Tuesday, August 8, 2017

Day 58

August 5 ,2017                                                                                                         Day 58

As I expected last night we both were not moving so quickly this morning but once we both got up the process of getting ready began.  While I was in the shower getting ready he ran to grab us some breakfast.  By the time he returned I was ready so we sat down outside and ate our meal with coffee and orange juice. Most of the morning was spent getting all our things together to head to Yellowstone.  When we were finally about to get on the road he then needed to change the oil in his vehicle and fill up with fuel so I followed him around town whilst he did that since we decided to take two vehicles.

I would like to interject here and say that I can not thank Travis enough for being so patient me with and handling my attitude the way he did.  With that said I will explain.  I don't know why but every once in a rare moon I get in this mood where I become angry and frustrated so quickly and it usually lasts about a day and then is gone.  I don't know if it is due to me usually bottling up all my feelings all the time and then I finally can't take it anymore so it comes out, if it is due to me being restless to get back on the road and accomplish something and now I had a crap load of caffeine from the coffee in my system screaming at me from inside, if I am over being in someone else's company all the time, or if I am just crazy.  When I get in those moods it's like I just cant control it and I feel like a bitch. I could go off on anyone at any given time (though I haven't yet I just feel like I can) and I know I am upsetting the people around me so I get even more irritated with myself which then makes it worse for I keep quiet and try not to say anything I might regret.  In turn keeping quiet usually makes people curious as to what is wrong and I don't know how to explain to them that I just need to be alone and I am mad for no reason at all.  All in all this only happens maybe at most three times a year and I apologize again for another rant! HaHa.
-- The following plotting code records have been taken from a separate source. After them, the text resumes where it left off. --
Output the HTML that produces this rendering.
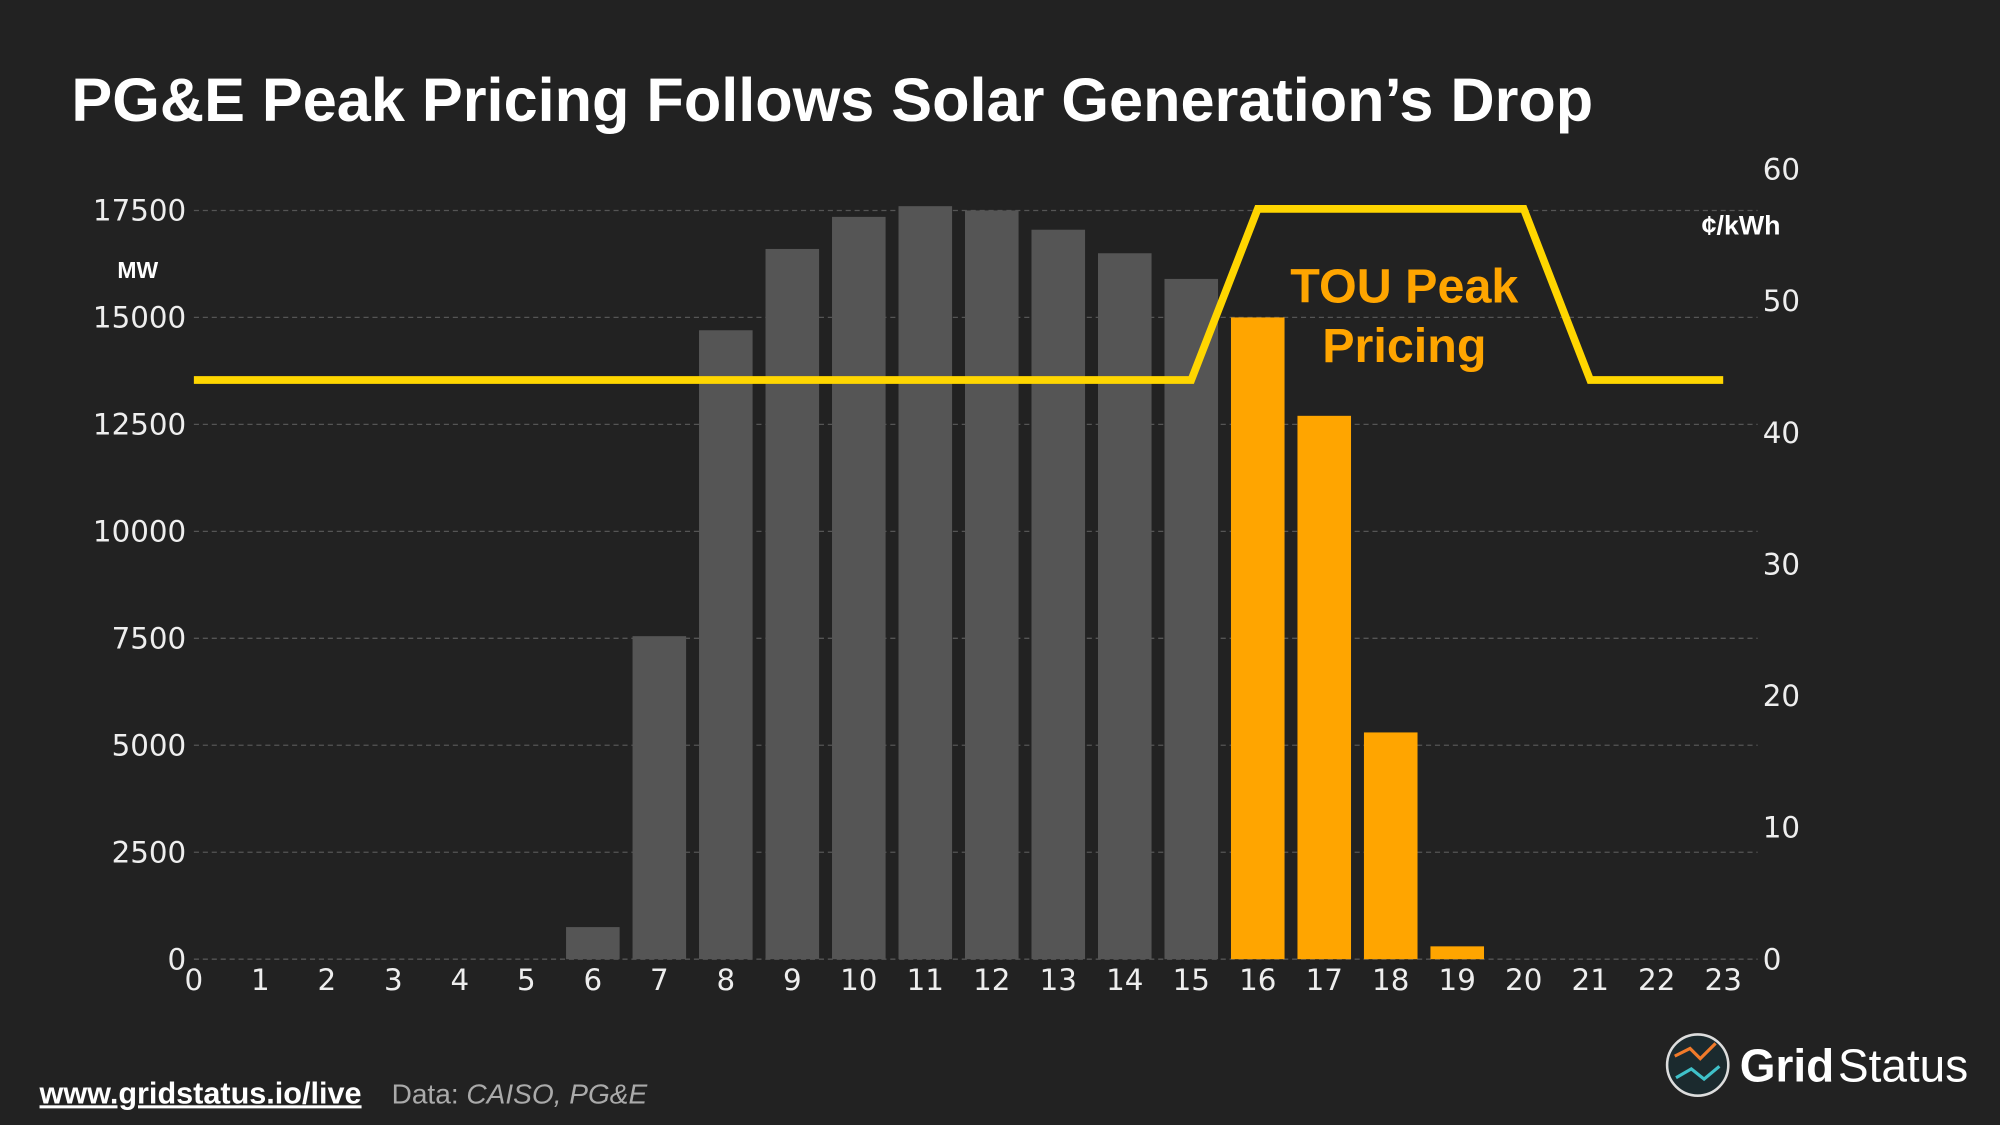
<!DOCTYPE html>
<html><head><meta charset="utf-8"><style>
html,body{margin:0;padding:0;background:#222;}
svg{display:block}
</style></head><body>
<svg id="chart" width="2000" height="1125" viewBox="0 0 1568 882" xmlns="http://www.w3.org/2000/svg">
<rect x="0" y="0" width="1568" height="882" fill="#222222"/>
<text x="56" y="95" fill="#ffffff" font-family="Liberation Sans, sans-serif" font-weight="bold" font-size="48">PG&amp;E Peak Pricing Follows Solar Generation’s Drop</text>
<g id="grid"></g>
<g id="bars"></g>
<g id="line"></g>
<g id="axes"></g>
<text x="108" y="218" fill="#fff" font-family="Liberation Sans, sans-serif" font-weight="bold" font-size="18" text-anchor="middle">MW</text>
<text x="1365" y="184" fill="#fff" font-family="Liberation Sans, sans-serif" font-weight="bold" font-size="21" text-anchor="middle">¢/kWh</text>
<text fill="#FFA500" font-family="Liberation Sans, sans-serif" font-weight="bold" font-size="38" text-anchor="middle"><tspan x="1101" y="237">TOU Peak</tspan><tspan x="1101" y="284">Pricing</tspan></text>
<a><text x="31" y="865" fill="#fff" font-family="Liberation Sans, sans-serif" font-weight="bold" font-size="24" text-decoration="underline">www.gridstatus.io/live</text></a>
<text x="307" y="865" fill="#aaa" font-family="Liberation Sans, sans-serif" font-size="22">Data: <tspan font-style="italic">CAISO, PG&amp;E</tspan></text>
<g>
<circle cx="1331" cy="835" r="24" fill="#1b2a2e" stroke="#ddd" stroke-width="2"/>
<path d="M1313 828 L1325 822 L1333 830 L1345 818" stroke="#f07a2a" stroke-width="2.5" fill="none"/>
<path d="M1314 845 L1326 838 L1336 846 L1348 836" stroke="#3fc1c9" stroke-width="2.5" fill="none"/>
<text x="1364" y="848" fill="#fff" font-family="Liberation Sans, sans-serif" font-weight="bold" font-size="36">Grid</text>
<text x="1441" y="848" fill="#fff" font-family="Liberation Sans, sans-serif" font-size="36">Status</text>
</g>
</svg>
<script>
const hours = [0,1,2,3,4,5,6,7,8,9,10,11,12,13,14,15,16,17,18,19,20,21,22,23];
const solarMW = [0,0,0,0,0,0,750,7550,14700,16600,17350,17600,17500,17050,16500,15900,15000,12700,5300,300,0,0,0,0];
const peakHours = [16,17,18,19];
const priceHours = [0,15,16,20,21,23];
const priceValues = [44,44,57,57,44,44];
const leftTicks = [0,2500,5000,7500,10000,12500,15000,17500];
const rightTicks = [0,10,20,30,40,50,60];

const NS="http://www.w3.org/2000/svg";
const x = h => 152 + h*52.13;
const yL = v => 752 - v*(587/17500);
const yR = v => 752 - v*10.32;
function mk(tag, attrs, parent){const e=document.createElementNS(NS,tag);for(const k in attrs)e.setAttribute(k,attrs[k]);document.getElementById(parent).appendChild(e);return e;}
const font="DejaVu Sans, sans-serif";
leftTicks.forEach(t=>{
  const g=mk('line',{x1:152,x2:1378,y1:yL(t),y2:yL(t),stroke:'#555','stroke-dasharray':'4,3','stroke-width':1},'grid');
  
  
  const l=mk('text',{x:146,y:yL(t)+8,fill:'#eee','font-family':font,'font-size':23,'text-anchor':'end'},'axes');
  l.textContent=t;
  
  
});
rightTicks.forEach(t=>{
  const l=mk('text',{x:1382,y:yR(t)+8,fill:'#eee','font-family':font,'font-size':23},'axes');
  l.textContent=t;
  
  
});
hours.forEach(h=>{
  const l=mk('text',{x:x(h),y:776,fill:'#eee','font-family':font,'font-size':23,'text-anchor':'middle'},'axes');
  l.textContent=h;
  
  
});
solarMW.forEach((v,i)=>{
  if(v<=0)return;
  const b=mk('rect',{x:x(hours[i])-21,y:yL(v),width:42,height:752-yL(v),fill:peakHours.includes(hours[i])?'#FFA500':'#555555'},'bars');
  
  
});
const pts=priceHours.map((h,i)=>x(h)+','+yR(priceValues[i])).join(' ');
const pl=mk('polyline',{points:pts,fill:'none',stroke:'#FFD600','stroke-width':6,'stroke-linejoin':'miter'},'line');


</script>
</body></html>
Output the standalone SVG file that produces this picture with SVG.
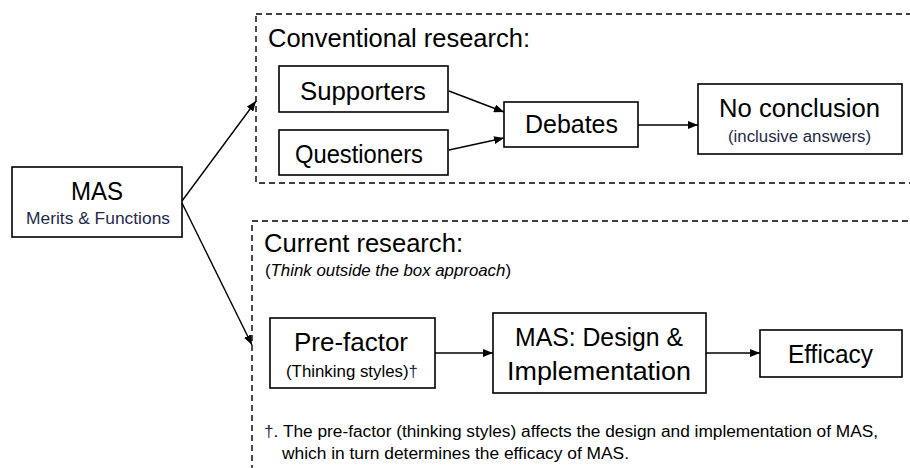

Moving right along, we arrived in Yellowstone National Park via the East Entrance around 13:00 and had to wait until 13:30 when the staff for the back country office returned from lunch.  Once they reopened we headed in and due to us not arriving until late afternoon all the sites I had planned on us camping at were no longer available.  In fact, there was only one campsite within the lower half of the park that was available so although it wasn't what I had planned for us we took it.   After watching a movie on bear safety and paying the $6.00 for the both of us we walked over to the general store.  There we acquired ice cream sandwiches (which I demanded in my crabby mood), a bottle of whiskey and some chips to snack on.  We ate our ice cream sandwiches at a picnic table and then took off in our vehicles to park mine at the trail head called Delacy Creek.

Since it was already so late in the day everything I had planned for us to cover was no longer an option so we drove together to Old Faithful to see at least that.  I knew it would be packed but to me it reminded me of a theme-park but without the rides.  People were everywhere, kids were screaming and vehicles drove every which way.   I think it is a mute point to say that in my present mood this was not a place I should be.  We walked to the boardwalk that was in front of Old Faithful and waited for what seemed like an eternity for it to go off.   When it finally did it was no where near as grand as I thought it would be but I attribute that mostly due to my current mood.  From there we drove back to the trail head and loaded up for the short three mile hike to our campsite.

The hike to our campsite was a quiet one for neither of us really spoke and I know it was all due to me.  Today was definitely not one of my finer moments and all day long I kept wishing and trying to get out of the mood I was in but it seemed the harder I tried the worse I made it.  Thankfully the hike allowed me to work off some pent up energy and by the time we entered the campsite I felt like I was back to normal.  Travis even mentioned I seemed to be in a better mood so maybe I just had so much pent up energy and the fact that I had no outlet at the time it caused me to become dis-tempered?  

Anyways our campsite was pretty amazing for it was right on the lake and had a pit toilet, a bear hanging pole and a nice place to set up camp.  As soon as we got there we hung up our smellables and proceeded to set up camp.  From there we sat on a dead and weathered tree where we boiled some hot water to add to our granola to soften it up.  We also had an idea to warm up one of our bagels to eat; however, we weren't really paying attention and ended up burning the bagel instead.  Even with peanut butter added to the bagel it tasted like I was eating propane fuel.  HaHa oh well lesson learned!   Once we finished dinner and cleaned up we both were in bed by 20:00.